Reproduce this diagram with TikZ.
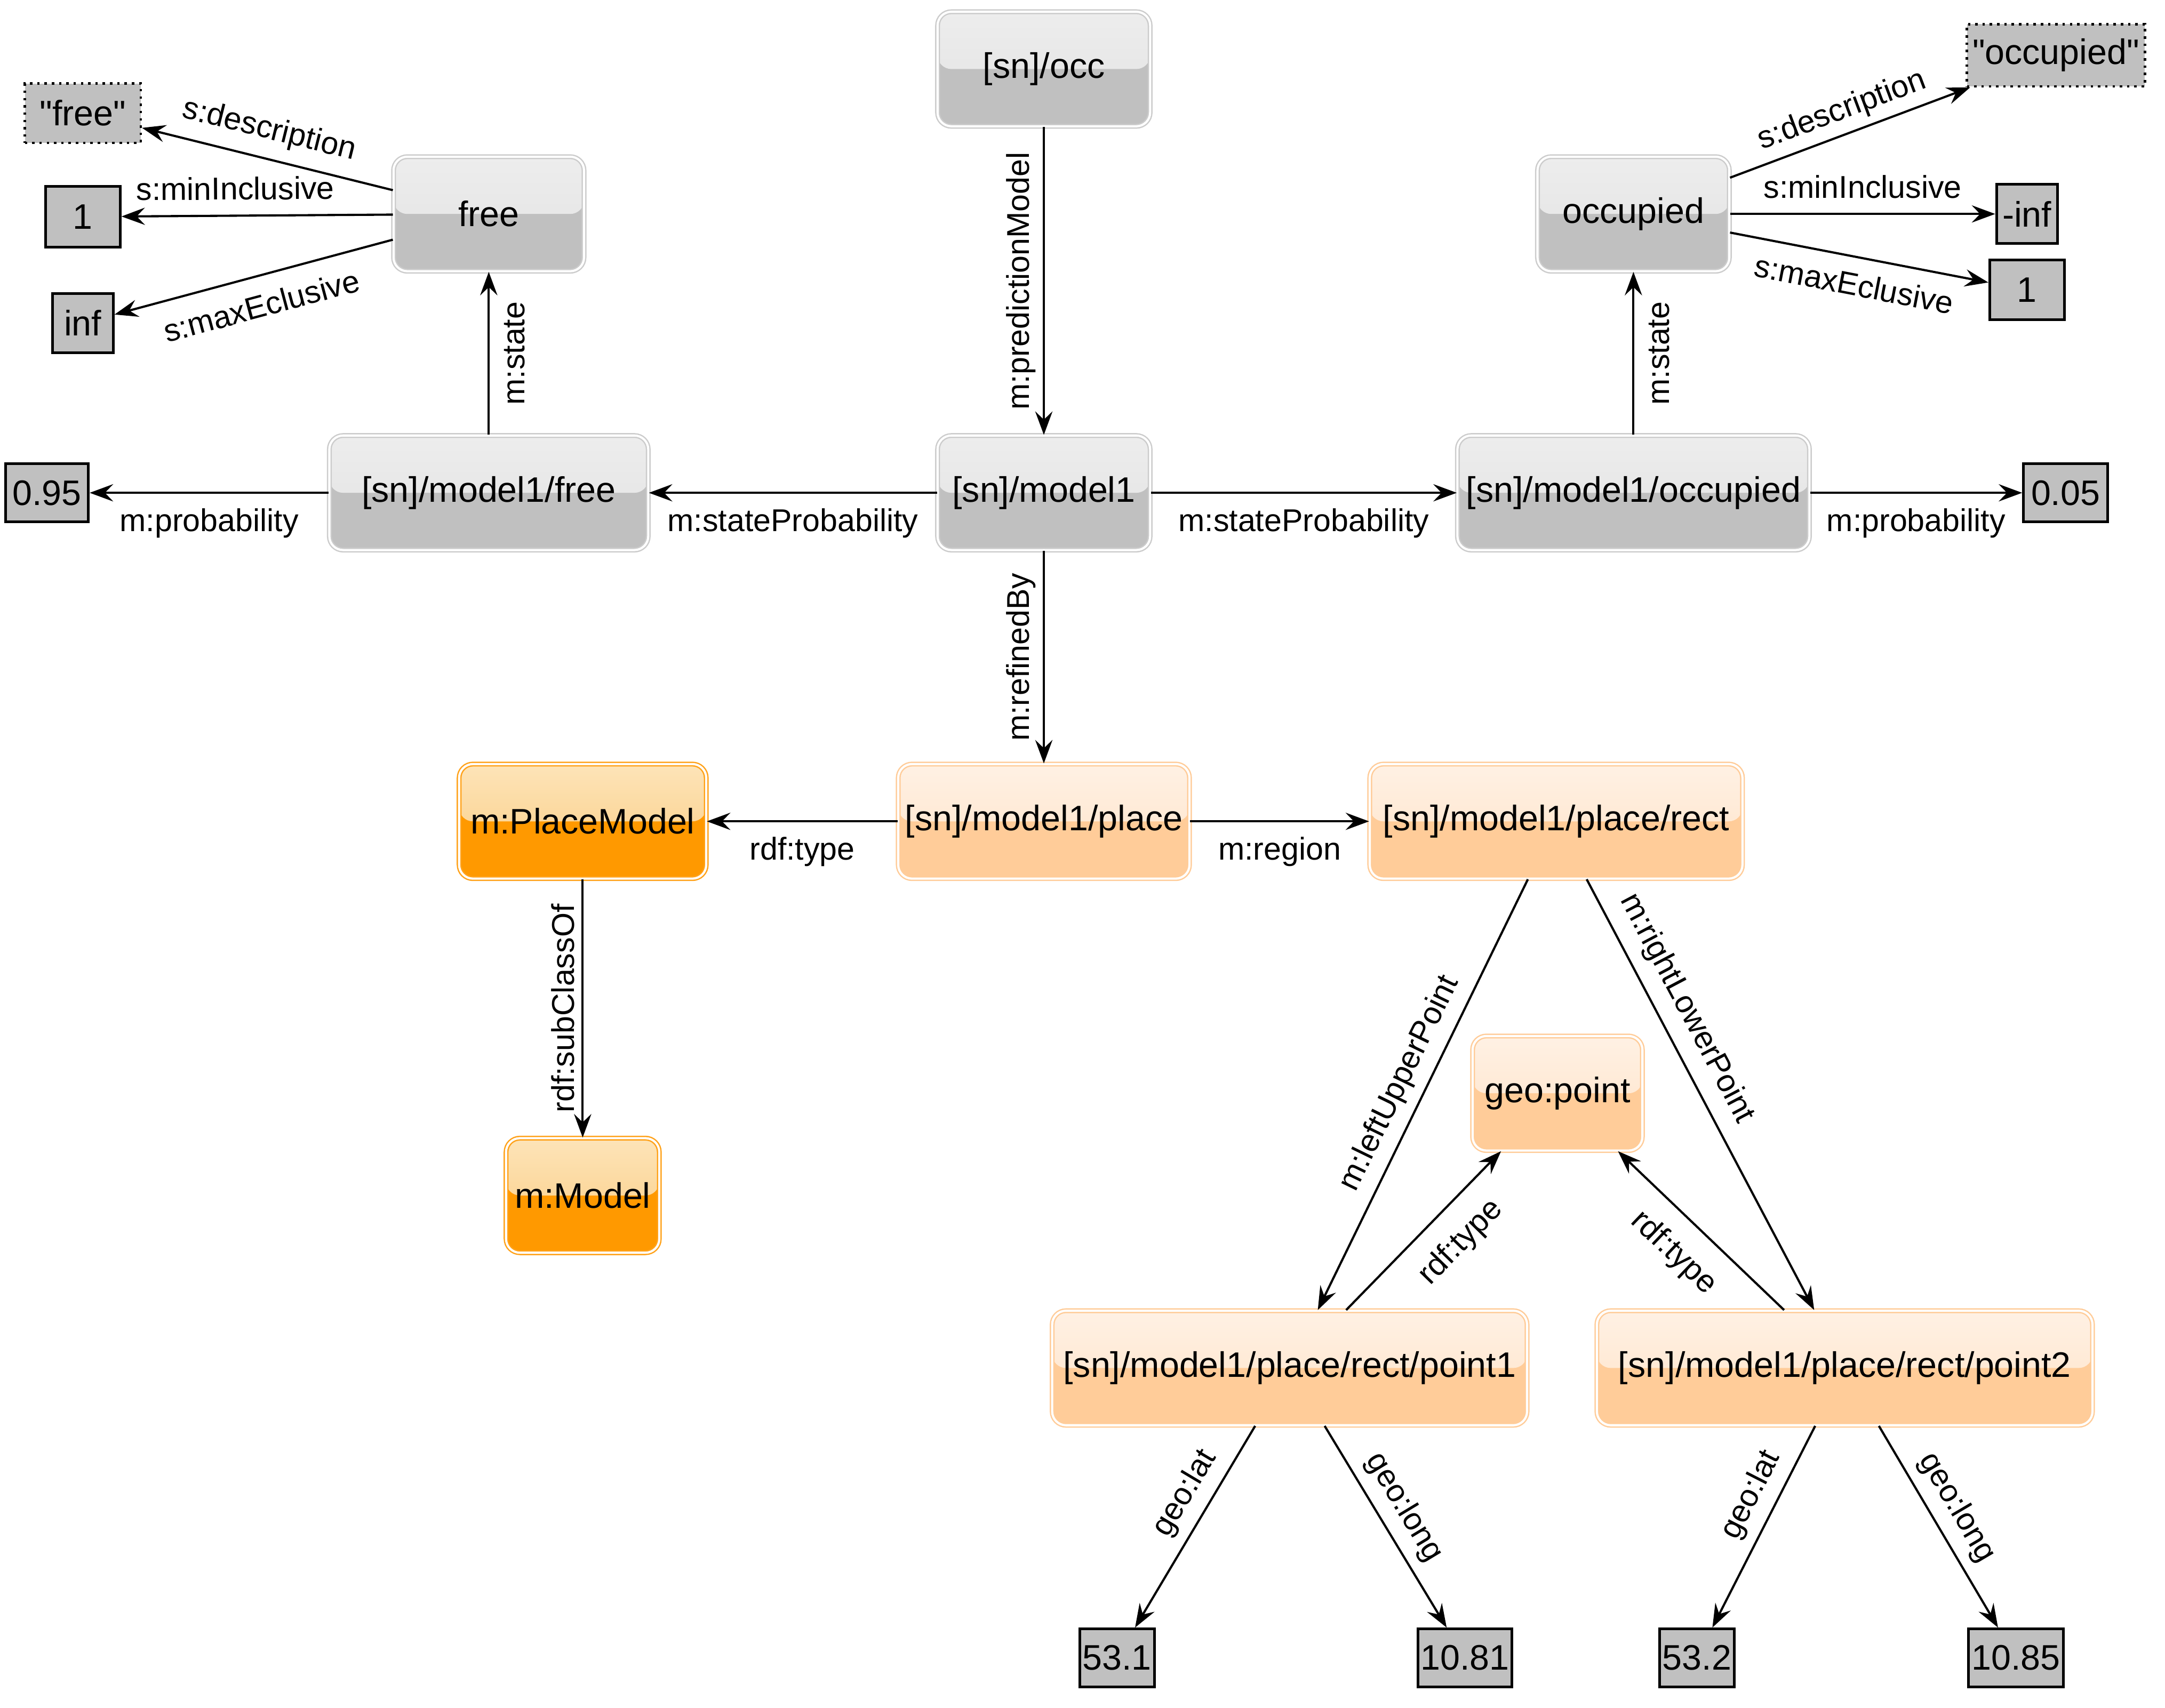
\documentclass[tikz,border=0pt]{standalone}
\usepackage{fontspec}
\setmainfont{Liberation Sans}
\newfontfamily\qfont{Liberation Sans}
\usetikzlibrary{arrows.meta}
\newcommand\ndfont{\fontsize{14.6}{17}\selectfont}
\newcommand\lbfont{\fontsize{13}{15}\selectfont}
\definecolor{gtt}{HTML}{EDEDED}
\definecolor{gtm}{HTML}{E2E2E2}
\definecolor{gtb}{HTML}{C0C0C0}
\definecolor{gbd}{HTML}{CCCCCC}
\definecolor{ott}{HTML}{FDE4B8}
\definecolor{otm}{HTML}{FBCB80}
\definecolor{otb}{HTML}{FF9900}
\definecolor{obd}{HTML}{FFA21A}
\definecolor{ptt}{HTML}{FFF1E4}
\definecolor{ptm}{HTML}{FFE2C6}
\definecolor{ptb}{HTML}{FFCC99}
\definecolor{pbd}{HTML}{FFCC99}
\definecolor{litgray}{HTML}{C0C0C0}
\tikzset{
  gbox/.style={rectangle, rounded corners=0.2cm, minimum height=1.66cm, inner sep=2pt,
    font=\ndfont, line width=0.55pt, double=white, double distance=0.9pt},
  gloss/.style 2 args={path picture={\fill[top color=#1, bottom color=#2]
    (path picture bounding box.north west) rectangle (path picture bounding box.east);}},
  graynode/.style={gbox, draw=gbd, fill=gtb, gloss={gtt}{gtm}},
  orangenode/.style={gbox, draw=obd, fill=otb, gloss={ott}{otm}},
  peachnode/.style={gbox, draw=pbd, fill=ptb, gloss={ptt}{ptm}},
  lit/.style={rectangle, draw=black, line width=1.1pt, fill=litgray, inner sep=1pt, font=\ndfont},
  litd/.style={lit, line width=1pt, dash pattern=on 1pt off 2pt},
  e/.style={-{Stealth[length=0.34cm, width=0.25cm, inset=0.12cm]}, line width=0.9pt},
  lab/.style={font=\lbfont, inner sep=3pt}
}
\begin{document}
\begin{tikzpicture}[x=0.02cm, y=-0.02cm]
\useasboundingbox (0,0) rectangle (1568,1237);
% gray nodes
\node[graynode, minimum width=3.08cm] (occ) at (756,50) {[sn]/occ};
\node[graynode, minimum width=2.76cm] (free) at (354,155) {free};
\node[graynode, minimum width=2.78cm] (occu) at (1183,155) {occupied};
\node[graynode, minimum width=4.62cm] (mfree) at (354,357) {[sn]/model1/free};
\node[graynode, minimum width=3.08cm] (m1) at (756,357) {[sn]/model1};
\node[graynode, minimum width=5.10cm] (mocc) at (1183,357) {[sn]/model1/occupied};
% literals top
\node[litd, minimum width=1.68cm, minimum height=0.86cm] (lfree) at (60,82) {\qfont"free"};
\node[lit, minimum width=1.08cm, minimum height=0.88cm] (l1) at (60,157) {1};
\node[lit, minimum width=0.88cm, minimum height=0.86cm] (linf) at (60,234) {inf};
\node[lit, minimum width=1.2cm, minimum height=0.84cm] (l095) at (34,357) {0.95};
\node[litd, minimum width=2.58cm, minimum height=0.9cm] (locc) at (1489,40) {\qfont"occupied"};
\node[lit, minimum width=0.88cm, minimum height=0.86cm] (lminf) at (1468,155) {-inf};
\node[lit, minimum width=1.08cm, minimum height=0.86cm] (l1b) at (1468,210) {1};
\node[lit, minimum width=1.22cm, minimum height=0.84cm] (l005) at (1496,357) {0.05};
% orange nodes
\node[orangenode, minimum width=3.58cm] (pm) at (422,595) {m:PlaceModel};
\node[peachnode, minimum width=4.22cm] (place) at (756,595) {[sn]/model1/place};
\node[peachnode, minimum width=5.40cm] (rect) at (1127,595) {[sn]/model1/place/rect};
\node[orangenode, minimum width=2.22cm] (mm) at (422,866) {m:Model};
\node[peachnode, minimum width=2.46cm] (gp) at (1128,792) {geo:point};
\node[peachnode, minimum width=6.88cm] (p1) at (934,991) {[sn]/model1/place/rect/point1};
\node[peachnode, minimum width=7.18cm] (p2) at (1336,991) {[sn]/model1/place/rect/point2};
% literals bottom
\node[lit, minimum width=1.08cm, minimum height=0.84cm] (l531) at (809,1201) {53.1};
\node[lit, minimum width=1.36cm, minimum height=0.84cm] (l1081) at (1061,1201) {10.81};
\node[lit, minimum width=1.08cm, minimum height=0.84cm] (l532) at (1229,1201) {53.2};
\node[lit, minimum width=1.38cm, minimum height=0.84cm] (l1085) at (1460,1201) {10.85};
% edges
\draw[e] (occ) -- node[lab, midway, rotate=90, anchor=south] {m:predictionModel} (m1);
\draw[e] (m1) -- node[lab, midway, below=3pt] {m:stateProbability} (mfree);
\draw[e] (m1) -- node[lab, midway, below=3pt] {m:stateProbability} (mocc);
\draw[e] (mfree) -- node[lab, midway, below=3pt] {m:probability} (l095);
\draw[e] (mocc) -- node[lab, midway, below=3pt] {m:probability} (l005);
\draw[e] (mfree) -- node[lab, midway, xshift=3pt, rotate=90, anchor=north] {m:state} (free);
\draw[e] (mocc) -- node[lab, midway, xshift=3pt, rotate=90, anchor=north] {m:state} (occu);
\draw[e] (free) -- node[lab, pos=0.52, sloped, above=2pt] {s:description} (lfree);
\draw[e] (free) -- node[lab, pos=0.58, sloped, above=3pt] {s:minInclusive} (l1);
\draw[e] (free) -- node[lab, midway, sloped, below=4pt] {s:maxEclusive} (linf);
\draw[e] (occu) -- node[lab, midway, sloped, above] {s:description} (locc);
\draw[e] (occu) -- node[lab, midway, above=3pt] {s:minInclusive} (lminf);
\draw[e] (occu) -- node[lab, midway, sloped, below=3pt] {s:maxEclusive} (l1b);
\draw[e] (m1) -- node[lab, midway, rotate=90, anchor=south] {m:refinedBy} (place);
\draw[e] (place) -- node[lab, midway, below=3pt] {rdf:type} (pm);
\draw[e] (place) -- node[lab, midway, below=3pt] {m:region} (rect);
\draw[e] (pm) -- node[lab, midway, rotate=90, anchor=south] {rdf:subClassOf} (mm);
\draw[e] (rect) -- node[lab, midway, sloped, above=1pt] {m:leftUpperPoint} (p1);
\draw[e] (rect) -- node[lab, pos=0.33, sloped, above=2pt] {m:rightLowerPoint} (p2);
\draw[e] (p1) -- node[lab, pos=0.58, sloped, below=5pt] {rdf:type} (gp);
\draw[e] (p2) -- node[lab, pos=0.52, sloped, below=5pt] {rdf:type} (gp);
\draw[e] (p1) -- node[lab, pos=0.40, sloped, above=1pt] {geo:lat} (l531);
\draw[e] (p1) -- node[lab, pos=0.47, sloped, above=1pt] {geo:long} (l1081);
\draw[e] (p2) -- node[lab, pos=0.40, sloped, above=1pt] {geo:lat} (l532);
\draw[e] (p2) -- node[lab, pos=0.47, sloped, above=1pt] {geo:long} (l1085);
\end{tikzpicture}
\end{document}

What to do:
Write out the listing word for word, omitting the pictures it holds.

Complete output:
Reproduce this diagram with TikZ.
\documentclass[tikz,border=0pt]{standalone}
\usepackage{fontspec}
\setmainfont{Liberation Sans}
\newfontfamily\qfont{Liberation Sans}
\usetikzlibrary{arrows.meta}
\newcommand\ndfont{\fontsize{14.6}{17}\selectfont}
\newcommand\lbfont{\fontsize{13}{15}\selectfont}
\definecolor{gtt}{HTML}{EDEDED}
\definecolor{gtm}{HTML}{E2E2E2}
\definecolor{gtb}{HTML}{C0C0C0}
\definecolor{gbd}{HTML}{CCCCCC}
\definecolor{ott}{HTML}{FDE4B8}
\definecolor{otm}{HTML}{FBCB80}
\definecolor{otb}{HTML}{FF9900}
\definecolor{obd}{HTML}{FFA21A}
\definecolor{ptt}{HTML}{FFF1E4}
\definecolor{ptm}{HTML}{FFE2C6}
\definecolor{ptb}{HTML}{FFCC99}
\definecolor{pbd}{HTML}{FFCC99}
\definecolor{litgray}{HTML}{C0C0C0}
\tikzset{
  gbox/.style={rectangle, rounded corners=0.2cm, minimum height=1.66cm, inner sep=2pt,
    font=\ndfont, line width=0.55pt, double=white, double distance=0.9pt},
  gloss/.style 2 args={path picture={\fill[top color=#1, bottom color=#2]
    (path picture bounding box.north west) rectangle (path picture bounding box.east);}},
  graynode/.style={gbox, draw=gbd, fill=gtb, gloss={gtt}{gtm}},
  orangenode/.style={gbox, draw=obd, fill=otb, gloss={ott}{otm}},
  peachnode/.style={gbox, draw=pbd, fill=ptb, gloss={ptt}{ptm}},
  lit/.style={rectangle, draw=black, line width=1.1pt, fill=litgray, inner sep=1pt, font=\ndfont},
  litd/.style={lit, line width=1pt, dash pattern=on 1pt off 2pt},
  e/.style={-{Stealth[length=0.34cm, width=0.25cm, inset=0.12cm]}, line width=0.9pt},
  lab/.style={font=\lbfont, inner sep=3pt}
}
\begin{document}
\begin{tikzpicture}[x=0.02cm, y=-0.02cm]
\useasboundingbox (0,0) rectangle (1568,1237);
% gray nodes
\node[graynode, minimum width=3.08cm] (occ) at (756,50) {[sn]/occ};
\node[graynode, minimum width=2.76cm] (free) at (354,155) {free};
\node[graynode, minimum width=2.78cm] (occu) at (1183,155) {occupied};
\node[graynode, minimum width=4.62cm] (mfree) at (354,357) {[sn]/model1/free};
\node[graynode, minimum width=3.08cm] (m1) at (756,357) {[sn]/model1};
\node[graynode, minimum width=5.10cm] (mocc) at (1183,357) {[sn]/model1/occupied};
% literals top
\node[litd, minimum width=1.68cm, minimum height=0.86cm] (lfree) at (60,82) {\qfont"free"};
\node[lit, minimum width=1.08cm, minimum height=0.88cm] (l1) at (60,157) {1};
\node[lit, minimum width=0.88cm, minimum height=0.86cm] (linf) at (60,234) {inf};
\node[lit, minimum width=1.2cm, minimum height=0.84cm] (l095) at (34,357) {0.95};
\node[litd, minimum width=2.58cm, minimum height=0.9cm] (locc) at (1489,40) {\qfont"occupied"};
\node[lit, minimum width=0.88cm, minimum height=0.86cm] (lminf) at (1468,155) {-inf};
\node[lit, minimum width=1.08cm, minimum height=0.86cm] (l1b) at (1468,210) {1};
\node[lit, minimum width=1.22cm, minimum height=0.84cm] (l005) at (1496,357) {0.05};
% orange nodes
\node[orangenode, minimum width=3.58cm] (pm) at (422,595) {m:PlaceModel};
\node[peachnode, minimum width=4.22cm] (place) at (756,595) {[sn]/model1/place};
\node[peachnode, minimum width=5.40cm] (rect) at (1127,595) {[sn]/model1/place/rect};
\node[orangenode, minimum width=2.22cm] (mm) at (422,866) {m:Model};
\node[peachnode, minimum width=2.46cm] (gp) at (1128,792) {geo:point};
\node[peachnode, minimum width=6.88cm] (p1) at (934,991) {[sn]/model1/place/rect/point1};
\node[peachnode, minimum width=7.18cm] (p2) at (1336,991) {[sn]/model1/place/rect/point2};
% literals bottom
\node[lit, minimum width=1.08cm, minimum height=0.84cm] (l531) at (809,1201) {53.1};
\node[lit, minimum width=1.36cm, minimum height=0.84cm] (l1081) at (1061,1201) {10.81};
\node[lit, minimum width=1.08cm, minimum height=0.84cm] (l532) at (1229,1201) {53.2};
\node[lit, minimum width=1.38cm, minimum height=0.84cm] (l1085) at (1460,1201) {10.85};
% edges
\draw[e] (occ) -- node[lab, midway, rotate=90, anchor=south] {m:predictionModel} (m1);
\draw[e] (m1) -- node[lab, midway, below=3pt] {m:stateProbability} (mfree);
\draw[e] (m1) -- node[lab, midway, below=3pt] {m:stateProbability} (mocc);
\draw[e] (mfree) -- node[lab, midway, below=3pt] {m:probability} (l095);
\draw[e] (mocc) -- node[lab, midway, below=3pt] {m:probability} (l005);
\draw[e] (mfree) -- node[lab, midway, xshift=3pt, rotate=90, anchor=north] {m:state} (free);
\draw[e] (mocc) -- node[lab, midway, xshift=3pt, rotate=90, anchor=north] {m:state} (occu);
\draw[e] (free) -- node[lab, pos=0.52, sloped, above=2pt] {s:description} (lfree);
\draw[e] (free) -- node[lab, pos=0.58, sloped, above=3pt] {s:minInclusive} (l1);
\draw[e] (free) -- node[lab, midway, sloped, below=4pt] {s:maxEclusive} (linf);
\draw[e] (occu) -- node[lab, midway, sloped, above] {s:description} (locc);
\draw[e] (occu) -- node[lab, midway, above=3pt] {s:minInclusive} (lminf);
\draw[e] (occu) -- node[lab, midway, sloped, below=3pt] {s:maxEclusive} (l1b);
\draw[e] (m1) -- node[lab, midway, rotate=90, anchor=south] {m:refinedBy} (place);
\draw[e] (place) -- node[lab, midway, below=3pt] {rdf:type} (pm);
\draw[e] (place) -- node[lab, midway, below=3pt] {m:region} (rect);
\draw[e] (pm) -- node[lab, midway, rotate=90, anchor=south] {rdf:subClassOf} (mm);
\draw[e] (rect) -- node[lab, midway, sloped, above=1pt] {m:leftUpperPoint} (p1);
\draw[e] (rect) -- node[lab, pos=0.33, sloped, above=2pt] {m:rightLowerPoint} (p2);
\draw[e] (p1) -- node[lab, pos=0.58, sloped, below=5pt] {rdf:type} (gp);
\draw[e] (p2) -- node[lab, pos=0.52, sloped, below=5pt] {rdf:type} (gp);
\draw[e] (p1) -- node[lab, pos=0.40, sloped, above=1pt] {geo:lat} (l531);
\draw[e] (p1) -- node[lab, pos=0.47, sloped, above=1pt] {geo:long} (l1081);
\draw[e] (p2) -- node[lab, pos=0.40, sloped, above=1pt] {geo:lat} (l532);
\draw[e] (p2) -- node[lab, pos=0.47, sloped, above=1pt] {geo:long} (l1085);
\end{tikzpicture}
\end{document}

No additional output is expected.